━━ Dataset extract

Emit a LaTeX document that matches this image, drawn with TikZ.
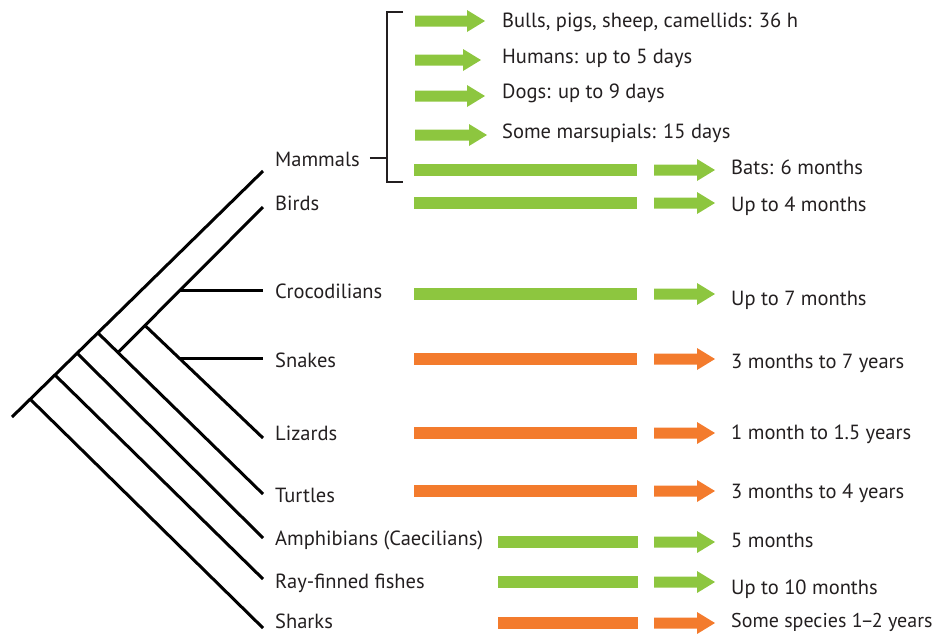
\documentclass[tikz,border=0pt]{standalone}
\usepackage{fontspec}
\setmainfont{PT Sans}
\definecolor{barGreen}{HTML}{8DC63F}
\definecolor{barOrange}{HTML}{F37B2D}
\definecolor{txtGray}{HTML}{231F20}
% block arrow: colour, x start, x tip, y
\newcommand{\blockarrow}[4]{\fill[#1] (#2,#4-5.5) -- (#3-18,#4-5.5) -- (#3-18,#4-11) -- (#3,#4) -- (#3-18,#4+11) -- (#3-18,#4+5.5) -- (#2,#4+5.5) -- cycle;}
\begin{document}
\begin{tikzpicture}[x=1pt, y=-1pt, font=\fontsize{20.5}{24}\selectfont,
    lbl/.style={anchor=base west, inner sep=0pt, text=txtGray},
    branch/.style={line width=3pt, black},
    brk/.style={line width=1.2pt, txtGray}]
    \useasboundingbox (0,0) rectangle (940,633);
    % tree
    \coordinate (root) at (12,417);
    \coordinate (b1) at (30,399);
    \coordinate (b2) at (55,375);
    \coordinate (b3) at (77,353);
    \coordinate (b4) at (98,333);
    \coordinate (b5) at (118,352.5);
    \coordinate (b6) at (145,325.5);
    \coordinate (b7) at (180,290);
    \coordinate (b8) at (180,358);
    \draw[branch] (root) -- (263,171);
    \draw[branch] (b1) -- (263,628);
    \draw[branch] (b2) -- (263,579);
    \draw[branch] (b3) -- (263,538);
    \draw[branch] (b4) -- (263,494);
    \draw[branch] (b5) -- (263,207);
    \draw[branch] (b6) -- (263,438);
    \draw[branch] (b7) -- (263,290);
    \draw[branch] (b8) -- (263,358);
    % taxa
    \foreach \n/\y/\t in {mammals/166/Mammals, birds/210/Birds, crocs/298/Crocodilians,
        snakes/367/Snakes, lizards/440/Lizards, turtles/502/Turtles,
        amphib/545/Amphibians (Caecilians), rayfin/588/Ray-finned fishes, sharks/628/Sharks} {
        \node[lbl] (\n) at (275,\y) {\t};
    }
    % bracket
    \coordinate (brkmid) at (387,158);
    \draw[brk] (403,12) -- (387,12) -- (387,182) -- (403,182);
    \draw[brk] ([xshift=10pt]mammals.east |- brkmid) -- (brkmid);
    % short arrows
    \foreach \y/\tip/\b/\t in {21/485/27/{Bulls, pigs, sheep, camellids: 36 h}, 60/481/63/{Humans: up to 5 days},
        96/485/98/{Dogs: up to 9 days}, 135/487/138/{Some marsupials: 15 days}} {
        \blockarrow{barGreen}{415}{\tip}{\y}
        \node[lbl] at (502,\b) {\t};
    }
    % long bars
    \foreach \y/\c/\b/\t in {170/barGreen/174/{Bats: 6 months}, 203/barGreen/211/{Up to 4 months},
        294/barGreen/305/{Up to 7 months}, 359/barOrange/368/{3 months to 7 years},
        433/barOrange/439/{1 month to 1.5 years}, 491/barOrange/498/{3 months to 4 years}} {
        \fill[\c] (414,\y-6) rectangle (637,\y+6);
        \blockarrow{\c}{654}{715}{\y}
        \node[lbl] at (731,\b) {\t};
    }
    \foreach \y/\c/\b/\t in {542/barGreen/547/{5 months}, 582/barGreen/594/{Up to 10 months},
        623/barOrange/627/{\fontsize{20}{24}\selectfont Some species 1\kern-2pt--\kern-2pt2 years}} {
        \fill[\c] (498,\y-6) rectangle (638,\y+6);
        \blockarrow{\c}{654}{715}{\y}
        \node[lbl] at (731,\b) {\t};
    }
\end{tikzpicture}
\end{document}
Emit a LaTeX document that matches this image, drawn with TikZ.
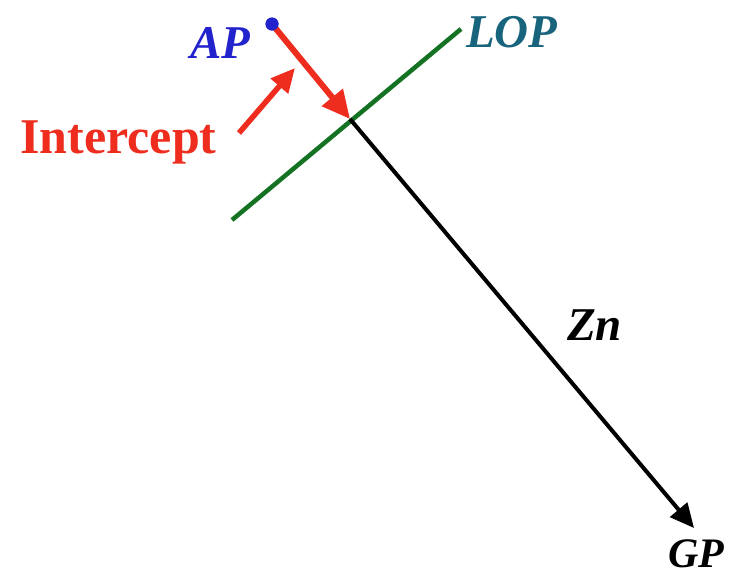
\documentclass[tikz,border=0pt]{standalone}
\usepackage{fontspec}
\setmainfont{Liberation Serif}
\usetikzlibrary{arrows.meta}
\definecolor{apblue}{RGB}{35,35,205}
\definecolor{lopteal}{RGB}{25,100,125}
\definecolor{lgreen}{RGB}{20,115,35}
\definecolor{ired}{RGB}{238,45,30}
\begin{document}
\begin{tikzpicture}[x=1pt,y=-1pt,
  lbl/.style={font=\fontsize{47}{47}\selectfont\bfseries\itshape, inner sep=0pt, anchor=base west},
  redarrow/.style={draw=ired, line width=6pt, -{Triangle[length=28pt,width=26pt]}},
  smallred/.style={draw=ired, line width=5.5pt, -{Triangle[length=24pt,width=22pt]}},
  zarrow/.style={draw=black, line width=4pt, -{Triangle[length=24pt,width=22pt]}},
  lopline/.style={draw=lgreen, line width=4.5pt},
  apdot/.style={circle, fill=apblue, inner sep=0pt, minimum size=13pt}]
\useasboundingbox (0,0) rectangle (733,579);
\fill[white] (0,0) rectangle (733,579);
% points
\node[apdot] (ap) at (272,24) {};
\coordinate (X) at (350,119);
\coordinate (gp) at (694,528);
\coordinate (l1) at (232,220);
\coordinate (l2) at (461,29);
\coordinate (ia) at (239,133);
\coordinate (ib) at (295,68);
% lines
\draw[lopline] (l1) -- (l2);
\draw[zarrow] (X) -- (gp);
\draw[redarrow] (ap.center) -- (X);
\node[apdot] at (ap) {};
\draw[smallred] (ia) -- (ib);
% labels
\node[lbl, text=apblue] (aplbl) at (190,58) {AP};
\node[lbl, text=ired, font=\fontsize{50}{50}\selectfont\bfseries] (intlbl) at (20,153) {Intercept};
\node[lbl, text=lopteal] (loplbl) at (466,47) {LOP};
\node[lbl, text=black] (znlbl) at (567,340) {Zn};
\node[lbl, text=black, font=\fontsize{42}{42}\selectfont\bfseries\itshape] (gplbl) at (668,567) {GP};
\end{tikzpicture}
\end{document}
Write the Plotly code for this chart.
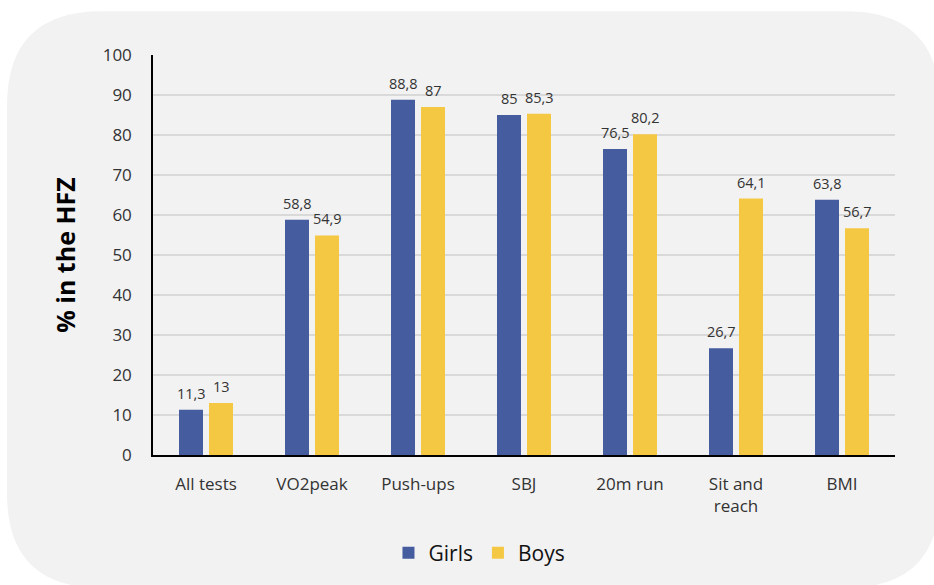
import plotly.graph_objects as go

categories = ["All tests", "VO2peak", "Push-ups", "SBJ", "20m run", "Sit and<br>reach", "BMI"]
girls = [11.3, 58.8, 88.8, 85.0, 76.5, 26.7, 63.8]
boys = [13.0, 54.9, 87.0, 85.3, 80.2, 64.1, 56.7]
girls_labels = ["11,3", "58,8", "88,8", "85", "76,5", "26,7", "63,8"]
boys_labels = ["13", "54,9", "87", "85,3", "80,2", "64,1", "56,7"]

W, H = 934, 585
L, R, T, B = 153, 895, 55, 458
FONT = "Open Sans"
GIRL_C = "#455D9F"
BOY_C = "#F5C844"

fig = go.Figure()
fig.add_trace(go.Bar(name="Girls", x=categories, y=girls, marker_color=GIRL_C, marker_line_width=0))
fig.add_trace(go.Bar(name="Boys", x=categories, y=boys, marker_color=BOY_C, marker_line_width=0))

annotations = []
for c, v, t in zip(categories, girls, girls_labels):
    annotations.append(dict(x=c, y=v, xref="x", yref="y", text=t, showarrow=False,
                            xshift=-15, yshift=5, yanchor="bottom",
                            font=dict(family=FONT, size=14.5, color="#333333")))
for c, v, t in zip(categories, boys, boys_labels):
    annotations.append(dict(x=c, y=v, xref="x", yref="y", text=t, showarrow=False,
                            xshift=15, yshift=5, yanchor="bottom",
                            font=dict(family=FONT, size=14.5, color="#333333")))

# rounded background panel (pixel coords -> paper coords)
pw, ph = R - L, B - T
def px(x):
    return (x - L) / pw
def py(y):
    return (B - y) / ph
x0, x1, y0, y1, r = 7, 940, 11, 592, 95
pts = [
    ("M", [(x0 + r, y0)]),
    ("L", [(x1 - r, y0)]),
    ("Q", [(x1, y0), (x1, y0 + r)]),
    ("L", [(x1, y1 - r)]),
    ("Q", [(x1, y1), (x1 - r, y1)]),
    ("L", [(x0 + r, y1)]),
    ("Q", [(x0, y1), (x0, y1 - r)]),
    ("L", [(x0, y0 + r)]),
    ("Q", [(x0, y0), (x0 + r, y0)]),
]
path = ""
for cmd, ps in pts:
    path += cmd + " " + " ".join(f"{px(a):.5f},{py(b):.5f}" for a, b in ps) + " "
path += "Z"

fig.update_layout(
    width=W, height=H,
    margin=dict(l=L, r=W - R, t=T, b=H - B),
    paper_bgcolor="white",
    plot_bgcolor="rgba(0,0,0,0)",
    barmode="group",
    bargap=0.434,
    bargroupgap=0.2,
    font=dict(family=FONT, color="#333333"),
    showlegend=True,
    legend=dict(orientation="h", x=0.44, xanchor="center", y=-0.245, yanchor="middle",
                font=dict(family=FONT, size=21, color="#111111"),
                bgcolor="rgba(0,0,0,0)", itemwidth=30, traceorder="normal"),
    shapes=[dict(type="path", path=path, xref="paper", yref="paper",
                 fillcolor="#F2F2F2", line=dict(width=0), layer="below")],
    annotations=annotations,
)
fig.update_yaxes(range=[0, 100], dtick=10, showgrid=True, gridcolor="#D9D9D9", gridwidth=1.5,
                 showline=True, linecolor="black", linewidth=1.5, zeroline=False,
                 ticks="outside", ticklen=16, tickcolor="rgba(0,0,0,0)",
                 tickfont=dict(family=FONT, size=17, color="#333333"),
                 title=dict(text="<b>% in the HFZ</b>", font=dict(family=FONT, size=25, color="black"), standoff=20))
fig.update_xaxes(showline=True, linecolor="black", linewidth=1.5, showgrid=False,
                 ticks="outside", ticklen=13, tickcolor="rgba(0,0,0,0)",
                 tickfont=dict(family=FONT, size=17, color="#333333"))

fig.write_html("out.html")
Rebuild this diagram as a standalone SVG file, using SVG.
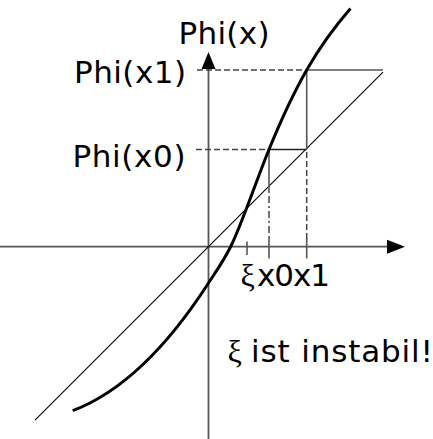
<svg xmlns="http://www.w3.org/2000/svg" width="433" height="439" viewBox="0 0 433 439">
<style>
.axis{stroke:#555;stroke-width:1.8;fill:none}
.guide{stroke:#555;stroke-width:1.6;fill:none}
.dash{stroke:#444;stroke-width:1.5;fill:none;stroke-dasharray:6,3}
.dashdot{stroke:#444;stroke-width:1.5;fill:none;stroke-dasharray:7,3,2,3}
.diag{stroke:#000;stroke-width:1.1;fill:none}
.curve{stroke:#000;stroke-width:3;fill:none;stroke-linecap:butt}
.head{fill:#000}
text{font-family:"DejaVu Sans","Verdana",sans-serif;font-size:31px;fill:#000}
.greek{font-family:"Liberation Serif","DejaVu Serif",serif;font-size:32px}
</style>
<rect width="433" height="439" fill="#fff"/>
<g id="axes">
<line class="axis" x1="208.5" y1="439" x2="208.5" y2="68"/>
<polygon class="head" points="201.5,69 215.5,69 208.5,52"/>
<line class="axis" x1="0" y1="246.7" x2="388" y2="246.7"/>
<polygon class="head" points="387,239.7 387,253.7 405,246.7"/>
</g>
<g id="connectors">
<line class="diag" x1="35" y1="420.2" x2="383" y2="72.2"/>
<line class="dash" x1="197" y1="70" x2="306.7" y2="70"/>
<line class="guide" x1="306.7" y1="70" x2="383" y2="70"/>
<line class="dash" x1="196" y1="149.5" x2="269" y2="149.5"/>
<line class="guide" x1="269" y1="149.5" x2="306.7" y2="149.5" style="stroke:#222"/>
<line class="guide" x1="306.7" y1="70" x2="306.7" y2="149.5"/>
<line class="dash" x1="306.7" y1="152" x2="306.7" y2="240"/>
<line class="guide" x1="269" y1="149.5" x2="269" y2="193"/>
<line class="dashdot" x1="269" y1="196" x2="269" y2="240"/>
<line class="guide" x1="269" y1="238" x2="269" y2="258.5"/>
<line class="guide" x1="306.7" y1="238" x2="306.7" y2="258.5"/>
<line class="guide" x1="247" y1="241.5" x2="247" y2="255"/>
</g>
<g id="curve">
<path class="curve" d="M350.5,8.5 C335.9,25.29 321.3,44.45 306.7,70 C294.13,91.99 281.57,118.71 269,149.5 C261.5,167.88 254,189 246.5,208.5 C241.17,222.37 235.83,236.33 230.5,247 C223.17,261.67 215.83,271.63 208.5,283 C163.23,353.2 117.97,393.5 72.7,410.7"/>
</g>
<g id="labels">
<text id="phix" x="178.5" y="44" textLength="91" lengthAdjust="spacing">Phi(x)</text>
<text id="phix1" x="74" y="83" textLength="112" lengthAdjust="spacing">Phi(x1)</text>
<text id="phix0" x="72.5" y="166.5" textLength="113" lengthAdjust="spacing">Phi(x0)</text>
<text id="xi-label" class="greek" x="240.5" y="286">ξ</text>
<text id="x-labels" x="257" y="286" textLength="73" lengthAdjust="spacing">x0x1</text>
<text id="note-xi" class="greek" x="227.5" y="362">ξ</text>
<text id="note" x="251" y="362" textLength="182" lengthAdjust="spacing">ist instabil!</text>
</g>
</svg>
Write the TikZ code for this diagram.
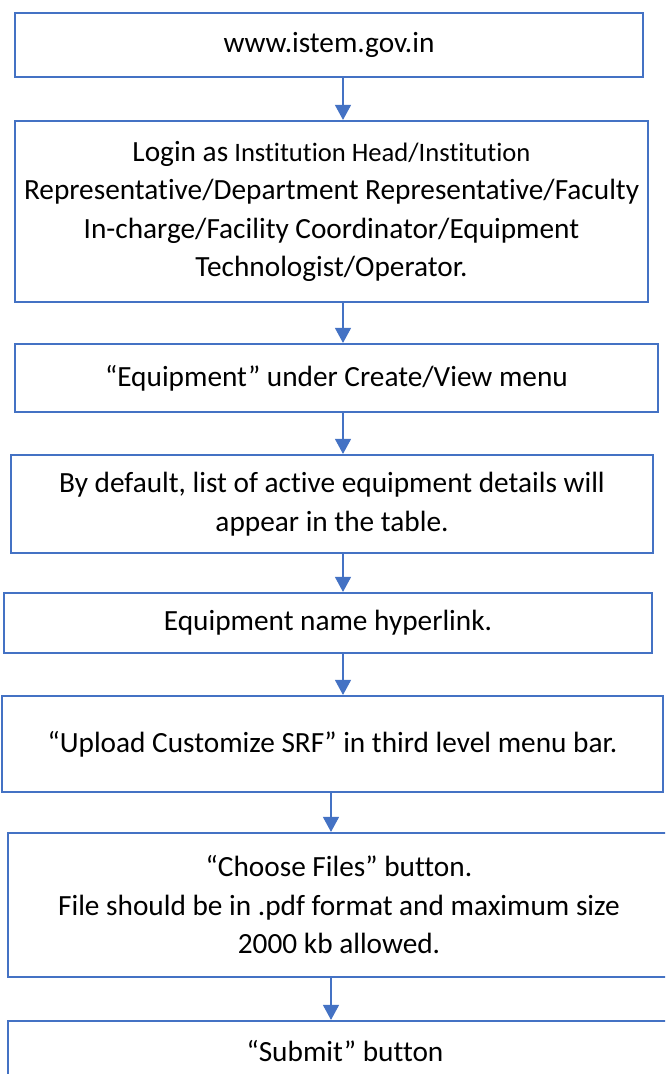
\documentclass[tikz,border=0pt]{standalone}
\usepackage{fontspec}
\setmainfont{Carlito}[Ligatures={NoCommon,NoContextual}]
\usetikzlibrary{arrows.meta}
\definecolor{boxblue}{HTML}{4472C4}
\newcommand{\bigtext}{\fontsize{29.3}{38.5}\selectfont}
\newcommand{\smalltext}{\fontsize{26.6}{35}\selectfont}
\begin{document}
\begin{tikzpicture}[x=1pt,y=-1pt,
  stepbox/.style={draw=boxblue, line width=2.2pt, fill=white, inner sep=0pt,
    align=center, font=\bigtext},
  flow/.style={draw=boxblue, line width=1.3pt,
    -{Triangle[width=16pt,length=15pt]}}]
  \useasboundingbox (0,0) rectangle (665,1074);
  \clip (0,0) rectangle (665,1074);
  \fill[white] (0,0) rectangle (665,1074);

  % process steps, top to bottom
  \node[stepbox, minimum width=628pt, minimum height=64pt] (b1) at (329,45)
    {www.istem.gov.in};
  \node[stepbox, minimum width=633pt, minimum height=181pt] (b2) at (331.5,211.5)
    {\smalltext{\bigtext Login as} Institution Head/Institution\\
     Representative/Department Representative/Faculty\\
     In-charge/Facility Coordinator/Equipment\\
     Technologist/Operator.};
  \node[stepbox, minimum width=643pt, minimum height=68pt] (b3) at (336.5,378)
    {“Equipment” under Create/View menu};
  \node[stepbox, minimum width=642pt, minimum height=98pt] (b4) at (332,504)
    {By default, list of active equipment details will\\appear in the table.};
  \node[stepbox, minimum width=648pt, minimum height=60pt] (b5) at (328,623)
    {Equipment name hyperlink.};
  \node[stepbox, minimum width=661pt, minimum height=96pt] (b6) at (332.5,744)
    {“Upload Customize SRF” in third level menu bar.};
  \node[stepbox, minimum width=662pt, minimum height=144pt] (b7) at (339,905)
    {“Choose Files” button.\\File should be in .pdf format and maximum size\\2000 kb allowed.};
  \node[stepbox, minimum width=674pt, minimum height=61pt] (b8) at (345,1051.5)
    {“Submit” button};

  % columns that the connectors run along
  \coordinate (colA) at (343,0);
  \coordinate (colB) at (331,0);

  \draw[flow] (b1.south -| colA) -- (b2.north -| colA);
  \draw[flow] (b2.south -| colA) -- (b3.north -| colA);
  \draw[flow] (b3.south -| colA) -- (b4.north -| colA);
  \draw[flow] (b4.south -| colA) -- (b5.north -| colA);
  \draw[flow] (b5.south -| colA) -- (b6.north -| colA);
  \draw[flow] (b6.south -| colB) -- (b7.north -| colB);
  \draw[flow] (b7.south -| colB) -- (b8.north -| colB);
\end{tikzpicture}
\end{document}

━━━━

**Your instructions**
Pick every line with "this" in it and copy it.

**Reply**
Emit a LaTeX document that matches this image, drawn with TikZ.
Emit a LaTeX document that matches this image, drawn with TikZ.
Write the Plotly code for this chart.
Rebuild this diagram as a standalone SVG file, using SVG.
Write the TikZ code for this diagram.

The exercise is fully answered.